Bitcoin Forum

Bitcoin => Armory => Topic started by: Kuriso on August 22, 2017, 05:11:07 AM



Title: Question about a checksum error message
Post by: Kuriso on August 22, 2017, 05:11:07 AM
Downloading v0.96.1 to a new computer.  Taking the time to checksum.  Following the Verify Download video tutorial on bitcoinarmory.com, I have an issue.  The issue I have starts at 3:16 in the tutorial.  When I copy the whole PGP message to verify against the 0x98832223 certificate, I use the clipboard drop down and click Decrypt/Verify.  I get an "... unknown certificate..." and "The signature is invalid: No public certificate to verify the signature" message in the yellow box that opens up.

What would cause this?  I can verify that the win64 hashes match but I cannot figure out why I am getting the error message above.


Title: Re: Question about a checksum error message
Post by: HCP on August 22, 2017, 05:46:27 AM
bitcoinarmory.com is the OLD bitcoin armory website... btcarmory.com (https://btcarmory.com/) is the new "official" Armory website.

Additionally, I'm not sure if that 0x98832223 cert belongs to goatpig or the old Armory company... I suspect it is the OLD cert as according to: https://btcarmory.com/docs/verify the sig listed there is "Armory signing key (4922589A) (http://keyserver.ubuntu.com/pks/lookup?search=goatpig)"


Title: Re: Question about a checksum error message
Post by: Kuriso on August 22, 2017, 06:04:12 PM
Using that new cert works.  I didn't realize there was a company change.  I hadn't kept up with the development.

Another question...  For 0.96.1, does it not give you the option to secure download the bitcoin client within armory?
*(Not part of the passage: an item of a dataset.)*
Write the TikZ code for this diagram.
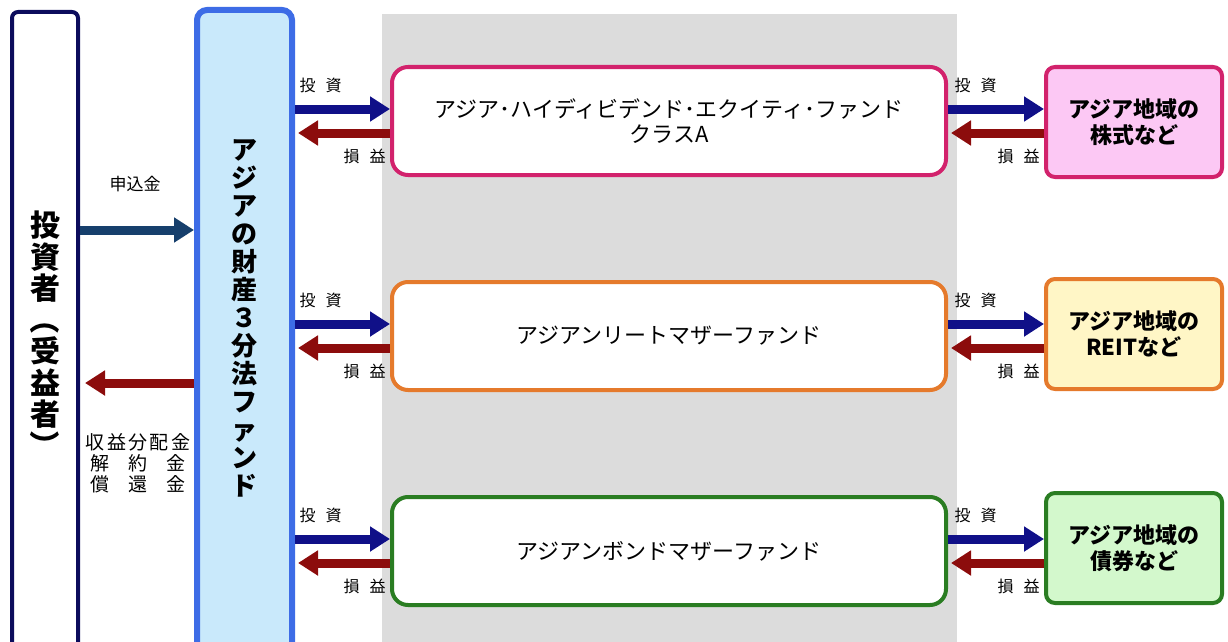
\documentclass[tikz,border=0pt]{standalone}
\usepackage{fontspec}
\setmainfont{Noto Sans CJK JP}
\newfontfamily\cjkwide{Noto Sans CJK JP}[LetterSpace=12]
\usetikzlibrary{arrows.meta}
\usetikzlibrary{calc}
\usetikzlibrary{positioning}

\definecolor{investornavy}{HTML}{0C0C5C}
\definecolor{fundblue}{HTML}{3D6CE6}
\definecolor{fundfill}{HTML}{C9E9FB}
\definecolor{bggray}{HTML}{DCDCDC}
\definecolor{pinkline}{HTML}{D2226C}
\definecolor{pinkfill}{HTML}{FCC8F4}
\definecolor{orangeline}{HTML}{E57A2C}
\definecolor{yellowfill}{HTML}{FFF6C6}
\definecolor{greenline}{HTML}{2A7D22}
\definecolor{greenfill}{HTML}{D3F8CC}
\definecolor{invblue}{HTML}{101088}
\definecolor{retred}{HTML}{8C0C0C}
\definecolor{subblue}{HTML}{163F6C}

\newcommand{\vparen}[1]{\rotatebox[origin=c]{-90}{#1}}

\tikzset{
  midbox/.style={draw, line width=4pt, rounded corners=16pt, fill=white,
    minimum width=554pt, minimum height=108pt, align=center,
    font=\fontsize{22}{25}\selectfont},
  assetbox/.style={draw, line width=4pt, rounded corners=9pt,
    minimum width=176pt, minimum height=110pt, align=center,
    font=\fontsize{22}{26}\selectfont\bfseries},
  invarrow/.style={draw=invblue, line width=9pt, -{Triangle[length=20pt,width=24pt]}},
  retarrow/.style={draw=retred, line width=9pt, -{Triangle[length=20pt,width=24pt]}, shorten >=3pt},
  lbl/.style={font=\fontsize{16}{16}\selectfont, inner sep=0pt},
}

\begin{document}
\begin{tikzpicture}[x=1pt,y=-1pt]
\useasboundingbox (0,0) rectangle (1228,642);
\clip (0,0) rectangle (1228,642);
%\fill[red] (0,0) circle (2pt);
\fill[bggray] (382,14) rectangle (957,660);

% investor and fund
\node[draw=investornavy, line width=4pt, rounded corners=6pt, fill=white,
  minimum width=66pt, minimum height=648pt, align=center,
  font=\fontsize{30}{31.5}\selectfont\bfseries] (investor) at (45,336)
  {投\\資\\者\\\vparen{（}\\受\\益\\者\\\vparen{）}};
\node[draw=fundblue, line width=6pt, rounded corners=10pt, fill=fundfill,
  minimum width=95pt, minimum height=650pt] (fund) at (244.5,335) {};
\node[align=center, font=\fontsize{26}{28}\selectfont\bfseries] (fundtxt) at (244.5,318)
  {ア\\ジ\\ア\\の\\財\\産\\３\\分\\法\\フ\\ァ\\ン\\ド};

% sub funds
\node[midbox, draw=pinkline] (hdf) at (669,121)
  {アジア･ハイディビデンド･エクイティ･ファンド\\クラスA};
\node[midbox, draw=orangeline] (reit) at (669,336) {アジアンリートマザーファンド};
\node[midbox, draw=greenline] (bond) at (669,551) {アジアンボンドマザーファンド};

% assets
\node[assetbox, draw=pinkline, fill=pinkfill] (stock) at (1134,122) {アジア地域の\\株式など};
\node[assetbox, draw=orangeline, fill=yellowfill] (reits) at (1134,334) {アジア地域の\\REITなど};
\node[assetbox, draw=greenline, fill=greenfill] (bonds) at (1134,548) {アジア地域の\\債券など};

% investor <-> fund
\coordinate (subY) at (0,230);
\coordinate (retY) at (0,383);
\draw[draw=subblue, line width=9pt, -{Triangle[length=20pt,width=24pt]}]
  (investor.east |- subY) -- (fund.west |- subY);
\node[lbl, font=\fontsize{17}{17}\selectfont] (sublbl) at (135,184) {申込金};
\draw[retarrow, shorten >=5pt] (fund.west |- retY) -- (investor.east |- retY);
\node[align=center, inner sep=0pt, font=\fontsize{19}{21}\cjkwide] (paylbl) at (138,463)
  {収益分配金\\解\quad 約\quad 金\\償\quad 還\quad 金};

% fund <-> sub funds
\draw[invarrow] ($(fund.east |- hdf.west)+(0,-12)$) --
  node[pos=0, lbl, anchor=south west, yshift=12pt] (inv1) {投\hspace{10pt}資} ($(hdf.west)+(0,-12)$);
\draw[retarrow] ($(hdf.west)+(0,12)$) --
  node[pos=0, lbl, anchor=north east, yshift=-12pt] (ret1) {損\hspace{10pt}益} ($(fund.east |- hdf.west)+(0,12)$);
\draw[invarrow] ($(fund.east |- reit.west)+(0,-12)$) --
  node[pos=0, lbl, anchor=south west, yshift=12pt] (inv2) {投\hspace{10pt}資} ($(reit.west)+(0,-12)$);
\draw[retarrow] ($(reit.west)+(0,12)$) --
  node[pos=0, lbl, anchor=north east, yshift=-12pt] (ret2) {損\hspace{10pt}益} ($(fund.east |- reit.west)+(0,12)$);
\draw[invarrow] ($(fund.east |- bond.west)+(0,-12)$) --
  node[pos=0, lbl, anchor=south west, yshift=12pt] (inv3) {投\hspace{10pt}資} ($(bond.west)+(0,-12)$);
\draw[retarrow] ($(bond.west)+(0,12)$) --
  node[pos=0, lbl, anchor=north east, yshift=-12pt] (ret3) {損\hspace{10pt}益} ($(fund.east |- bond.west)+(0,12)$);

% sub funds <-> assets
\draw[invarrow] ($(hdf.east)+(0,-12)$) --
  node[pos=0, lbl, anchor=south west, yshift=12pt, xshift=2pt] (inv4) {投\hspace{10pt}資} ($(stock.west |- hdf.east)+(0,-12)$);
\draw[retarrow] ($(stock.west |- hdf.east)+(0,12)$) --
  node[pos=0, lbl, anchor=north east, yshift=-12pt] (ret4) {損\hspace{10pt}益} ($(hdf.east)+(0,12)$);
\draw[invarrow] ($(reit.east)+(0,-12)$) --
  node[pos=0, lbl, anchor=south west, yshift=12pt, xshift=2pt] (inv5) {投\hspace{10pt}資} ($(reits.west |- reit.east)+(0,-12)$);
\draw[retarrow] ($(reits.west |- reit.east)+(0,12)$) --
  node[pos=0, lbl, anchor=north east, yshift=-12pt] (ret5) {損\hspace{10pt}益} ($(reit.east)+(0,12)$);
\draw[invarrow] ($(bond.east)+(0,-12)$) --
  node[pos=0, lbl, anchor=south west, yshift=12pt, xshift=2pt] (inv6) {投\hspace{10pt}資} ($(bonds.west |- bond.east)+(0,-12)$);
\draw[retarrow] ($(bonds.west |- bond.east)+(0,12)$) --
  node[pos=0, lbl, anchor=north east, yshift=-12pt] (ret6) {損\hspace{10pt}益} ($(bond.east)+(0,12)$);
\end{tikzpicture}
\end{document}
Title: Re: Question about a checksum error message
Post by: goatpig on August 22, 2017, 08:49:23 PM
Using that new cert works.  I didn't realize there was a company change.  I hadn't kept up with the development.

Another question...  For 0.96.1, does it not give you the option to secure download the bitcoin client within armory?

There's no other company, just me and a couple other volunteers basically.

The secure download feature ran on the ATI servers (former maintainer LLC). They discontinued this and I don't have access to the signing keys so the chain of updates would have been broken with my taking over anyways. As for the code itself, it involved a lot of phoning home, so I got rid of it as a whole.